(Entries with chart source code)
────────

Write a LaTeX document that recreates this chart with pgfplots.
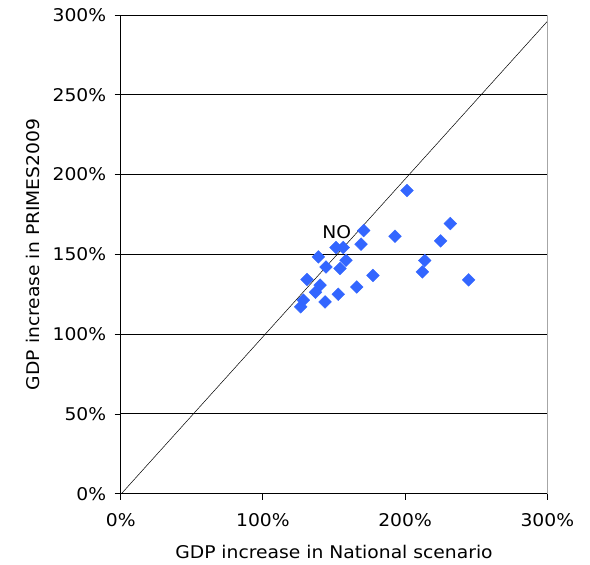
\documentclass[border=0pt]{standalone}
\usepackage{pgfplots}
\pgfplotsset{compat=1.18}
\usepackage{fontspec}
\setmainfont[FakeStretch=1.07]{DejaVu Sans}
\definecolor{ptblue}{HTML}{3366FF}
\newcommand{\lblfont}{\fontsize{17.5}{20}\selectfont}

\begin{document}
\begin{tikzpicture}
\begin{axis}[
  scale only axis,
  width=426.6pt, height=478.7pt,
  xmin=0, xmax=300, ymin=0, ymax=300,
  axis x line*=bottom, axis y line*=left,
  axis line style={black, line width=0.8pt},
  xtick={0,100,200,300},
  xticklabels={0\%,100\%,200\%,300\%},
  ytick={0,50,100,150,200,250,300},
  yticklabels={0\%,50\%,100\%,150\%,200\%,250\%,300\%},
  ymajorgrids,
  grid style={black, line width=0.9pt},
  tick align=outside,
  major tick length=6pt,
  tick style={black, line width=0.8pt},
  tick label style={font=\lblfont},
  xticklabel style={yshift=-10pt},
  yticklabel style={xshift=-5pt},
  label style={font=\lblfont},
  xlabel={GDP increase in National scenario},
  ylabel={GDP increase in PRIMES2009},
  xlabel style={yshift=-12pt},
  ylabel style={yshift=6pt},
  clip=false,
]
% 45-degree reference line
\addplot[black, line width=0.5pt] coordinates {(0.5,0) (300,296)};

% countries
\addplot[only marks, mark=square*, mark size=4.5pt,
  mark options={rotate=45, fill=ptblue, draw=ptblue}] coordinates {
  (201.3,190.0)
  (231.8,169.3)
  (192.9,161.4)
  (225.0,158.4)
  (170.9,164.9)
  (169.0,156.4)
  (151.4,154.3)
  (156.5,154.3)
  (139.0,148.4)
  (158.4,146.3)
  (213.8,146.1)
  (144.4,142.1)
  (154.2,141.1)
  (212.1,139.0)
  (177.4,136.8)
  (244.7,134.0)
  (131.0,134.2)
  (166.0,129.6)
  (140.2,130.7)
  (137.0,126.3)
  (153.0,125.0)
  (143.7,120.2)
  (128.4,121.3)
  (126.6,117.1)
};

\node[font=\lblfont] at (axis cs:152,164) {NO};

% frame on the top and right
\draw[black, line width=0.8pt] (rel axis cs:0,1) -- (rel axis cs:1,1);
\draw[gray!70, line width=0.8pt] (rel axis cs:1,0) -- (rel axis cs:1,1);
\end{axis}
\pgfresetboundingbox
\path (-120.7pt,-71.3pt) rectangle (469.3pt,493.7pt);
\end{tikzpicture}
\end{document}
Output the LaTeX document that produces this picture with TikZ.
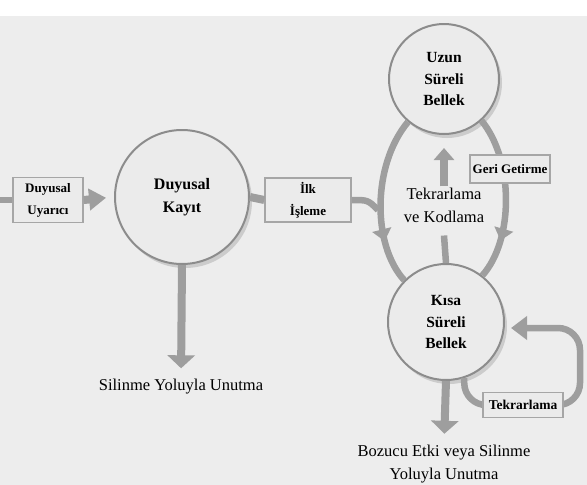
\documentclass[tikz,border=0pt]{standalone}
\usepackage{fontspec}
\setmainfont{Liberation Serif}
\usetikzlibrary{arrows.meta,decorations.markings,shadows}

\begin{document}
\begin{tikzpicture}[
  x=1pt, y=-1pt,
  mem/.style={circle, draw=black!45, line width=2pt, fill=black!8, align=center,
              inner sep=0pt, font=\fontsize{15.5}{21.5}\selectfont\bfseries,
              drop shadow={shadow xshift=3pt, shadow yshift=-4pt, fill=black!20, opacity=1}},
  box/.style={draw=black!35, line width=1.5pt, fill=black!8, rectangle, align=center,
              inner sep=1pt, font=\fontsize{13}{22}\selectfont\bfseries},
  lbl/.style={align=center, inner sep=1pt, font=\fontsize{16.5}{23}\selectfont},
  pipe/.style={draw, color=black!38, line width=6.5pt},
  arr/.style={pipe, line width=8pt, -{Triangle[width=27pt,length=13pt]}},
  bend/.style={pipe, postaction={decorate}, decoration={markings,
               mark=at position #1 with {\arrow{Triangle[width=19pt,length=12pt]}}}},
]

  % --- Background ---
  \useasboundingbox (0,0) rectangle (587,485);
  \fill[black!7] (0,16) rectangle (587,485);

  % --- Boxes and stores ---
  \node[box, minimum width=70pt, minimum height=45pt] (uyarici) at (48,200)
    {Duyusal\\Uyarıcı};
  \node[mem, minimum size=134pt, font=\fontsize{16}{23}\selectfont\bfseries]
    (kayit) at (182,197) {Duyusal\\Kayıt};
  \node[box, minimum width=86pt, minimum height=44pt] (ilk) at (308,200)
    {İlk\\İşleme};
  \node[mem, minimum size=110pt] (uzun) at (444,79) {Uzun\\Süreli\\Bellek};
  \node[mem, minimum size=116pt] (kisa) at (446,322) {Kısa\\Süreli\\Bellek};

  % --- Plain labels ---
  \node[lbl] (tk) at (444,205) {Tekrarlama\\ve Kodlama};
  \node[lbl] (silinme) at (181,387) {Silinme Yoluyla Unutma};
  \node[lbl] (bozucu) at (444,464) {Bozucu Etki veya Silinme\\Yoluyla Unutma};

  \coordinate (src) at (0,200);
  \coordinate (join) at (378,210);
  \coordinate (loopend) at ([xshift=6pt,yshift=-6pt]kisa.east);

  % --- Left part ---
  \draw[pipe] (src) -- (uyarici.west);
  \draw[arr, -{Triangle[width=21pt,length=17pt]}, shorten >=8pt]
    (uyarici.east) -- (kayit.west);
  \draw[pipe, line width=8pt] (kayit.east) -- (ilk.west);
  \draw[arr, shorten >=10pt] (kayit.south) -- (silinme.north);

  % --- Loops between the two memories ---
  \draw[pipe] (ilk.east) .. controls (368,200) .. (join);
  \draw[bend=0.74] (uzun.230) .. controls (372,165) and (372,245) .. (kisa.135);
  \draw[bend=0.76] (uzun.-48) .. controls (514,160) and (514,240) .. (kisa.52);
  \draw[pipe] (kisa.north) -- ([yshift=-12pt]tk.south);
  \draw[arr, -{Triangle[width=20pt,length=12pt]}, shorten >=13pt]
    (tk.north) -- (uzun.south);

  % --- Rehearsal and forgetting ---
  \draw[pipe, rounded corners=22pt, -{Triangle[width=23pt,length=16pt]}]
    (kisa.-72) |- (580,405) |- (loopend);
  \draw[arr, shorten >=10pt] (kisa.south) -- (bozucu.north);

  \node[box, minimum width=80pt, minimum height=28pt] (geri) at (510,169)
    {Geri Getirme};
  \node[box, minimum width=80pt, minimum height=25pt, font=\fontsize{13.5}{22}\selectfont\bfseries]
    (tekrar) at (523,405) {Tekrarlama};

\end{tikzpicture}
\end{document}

────────

■ **Required work**: The data above needs to be retyped exactly, with the images left out.

■ **Correct response**:
Write a LaTeX document that recreates this chart with pgfplots.
\documentclass[border=0pt]{standalone}
\usepackage{pgfplots}
\pgfplotsset{compat=1.18}
\usepackage{fontspec}
\setmainfont[FakeStretch=1.07]{DejaVu Sans}
\definecolor{ptblue}{HTML}{3366FF}
\newcommand{\lblfont}{\fontsize{17.5}{20}\selectfont}

\begin{document}
\begin{tikzpicture}
\begin{axis}[
  scale only axis,
  width=426.6pt, height=478.7pt,
  xmin=0, xmax=300, ymin=0, ymax=300,
  axis x line*=bottom, axis y line*=left,
  axis line style={black, line width=0.8pt},
  xtick={0,100,200,300},
  xticklabels={0\%,100\%,200\%,300\%},
  ytick={0,50,100,150,200,250,300},
  yticklabels={0\%,50\%,100\%,150\%,200\%,250\%,300\%},
  ymajorgrids,
  grid style={black, line width=0.9pt},
  tick align=outside,
  major tick length=6pt,
  tick style={black, line width=0.8pt},
  tick label style={font=\lblfont},
  xticklabel style={yshift=-10pt},
  yticklabel style={xshift=-5pt},
  label style={font=\lblfont},
  xlabel={GDP increase in National scenario},
  ylabel={GDP increase in PRIMES2009},
  xlabel style={yshift=-12pt},
  ylabel style={yshift=6pt},
  clip=false,
]
% 45-degree reference line
\addplot[black, line width=0.5pt] coordinates {(0.5,0) (300,296)};

% countries
\addplot[only marks, mark=square*, mark size=4.5pt,
  mark options={rotate=45, fill=ptblue, draw=ptblue}] coordinates {
  (201.3,190.0)
  (231.8,169.3)
  (192.9,161.4)
  (225.0,158.4)
  (170.9,164.9)
  (169.0,156.4)
  (151.4,154.3)
  (156.5,154.3)
  (139.0,148.4)
  (158.4,146.3)
  (213.8,146.1)
  (144.4,142.1)
  (154.2,141.1)
  (212.1,139.0)
  (177.4,136.8)
  (244.7,134.0)
  (131.0,134.2)
  (166.0,129.6)
  (140.2,130.7)
  (137.0,126.3)
  (153.0,125.0)
  (143.7,120.2)
  (128.4,121.3)
  (126.6,117.1)
};

\node[font=\lblfont] at (axis cs:152,164) {NO};

% frame on the top and right
\draw[black, line width=0.8pt] (rel axis cs:0,1) -- (rel axis cs:1,1);
\draw[gray!70, line width=0.8pt] (rel axis cs:1,0) -- (rel axis cs:1,1);
\end{axis}
\pgfresetboundingbox
\path (-120.7pt,-71.3pt) rectangle (469.3pt,493.7pt);
\end{tikzpicture}
\end{document}
Output the LaTeX document that produces this picture with TikZ.
\documentclass[tikz,border=0pt]{standalone}
\usepackage{fontspec}
\setmainfont{Liberation Serif}
\usetikzlibrary{arrows.meta,decorations.markings,shadows}

\begin{document}
\begin{tikzpicture}[
  x=1pt, y=-1pt,
  mem/.style={circle, draw=black!45, line width=2pt, fill=black!8, align=center,
              inner sep=0pt, font=\fontsize{15.5}{21.5}\selectfont\bfseries,
              drop shadow={shadow xshift=3pt, shadow yshift=-4pt, fill=black!20, opacity=1}},
  box/.style={draw=black!35, line width=1.5pt, fill=black!8, rectangle, align=center,
              inner sep=1pt, font=\fontsize{13}{22}\selectfont\bfseries},
  lbl/.style={align=center, inner sep=1pt, font=\fontsize{16.5}{23}\selectfont},
  pipe/.style={draw, color=black!38, line width=6.5pt},
  arr/.style={pipe, line width=8pt, -{Triangle[width=27pt,length=13pt]}},
  bend/.style={pipe, postaction={decorate}, decoration={markings,
               mark=at position #1 with {\arrow{Triangle[width=19pt,length=12pt]}}}},
]

  % --- Background ---
  \useasboundingbox (0,0) rectangle (587,485);
  \fill[black!7] (0,16) rectangle (587,485);

  % --- Boxes and stores ---
  \node[box, minimum width=70pt, minimum height=45pt] (uyarici) at (48,200)
    {Duyusal\\Uyarıcı};
  \node[mem, minimum size=134pt, font=\fontsize{16}{23}\selectfont\bfseries]
    (kayit) at (182,197) {Duyusal\\Kayıt};
  \node[box, minimum width=86pt, minimum height=44pt] (ilk) at (308,200)
    {İlk\\İşleme};
  \node[mem, minimum size=110pt] (uzun) at (444,79) {Uzun\\Süreli\\Bellek};
  \node[mem, minimum size=116pt] (kisa) at (446,322) {Kısa\\Süreli\\Bellek};

  % --- Plain labels ---
  \node[lbl] (tk) at (444,205) {Tekrarlama\\ve Kodlama};
  \node[lbl] (silinme) at (181,387) {Silinme Yoluyla Unutma};
  \node[lbl] (bozucu) at (444,464) {Bozucu Etki veya Silinme\\Yoluyla Unutma};

  \coordinate (src) at (0,200);
  \coordinate (join) at (378,210);
  \coordinate (loopend) at ([xshift=6pt,yshift=-6pt]kisa.east);

  % --- Left part ---
  \draw[pipe] (src) -- (uyarici.west);
  \draw[arr, -{Triangle[width=21pt,length=17pt]}, shorten >=8pt]
    (uyarici.east) -- (kayit.west);
  \draw[pipe, line width=8pt] (kayit.east) -- (ilk.west);
  \draw[arr, shorten >=10pt] (kayit.south) -- (silinme.north);

  % --- Loops between the two memories ---
  \draw[pipe] (ilk.east) .. controls (368,200) .. (join);
  \draw[bend=0.74] (uzun.230) .. controls (372,165) and (372,245) .. (kisa.135);
  \draw[bend=0.76] (uzun.-48) .. controls (514,160) and (514,240) .. (kisa.52);
  \draw[pipe] (kisa.north) -- ([yshift=-12pt]tk.south);
  \draw[arr, -{Triangle[width=20pt,length=12pt]}, shorten >=13pt]
    (tk.north) -- (uzun.south);

  % --- Rehearsal and forgetting ---
  \draw[pipe, rounded corners=22pt, -{Triangle[width=23pt,length=16pt]}]
    (kisa.-72) |- (580,405) |- (loopend);
  \draw[arr, shorten >=10pt] (kisa.south) -- (bozucu.north);

  \node[box, minimum width=80pt, minimum height=28pt] (geri) at (510,169)
    {Geri Getirme};
  \node[box, minimum width=80pt, minimum height=25pt, font=\fontsize{13.5}{22}\selectfont\bfseries]
    (tekrar) at (523,405) {Tekrarlama};

\end{tikzpicture}
\end{document}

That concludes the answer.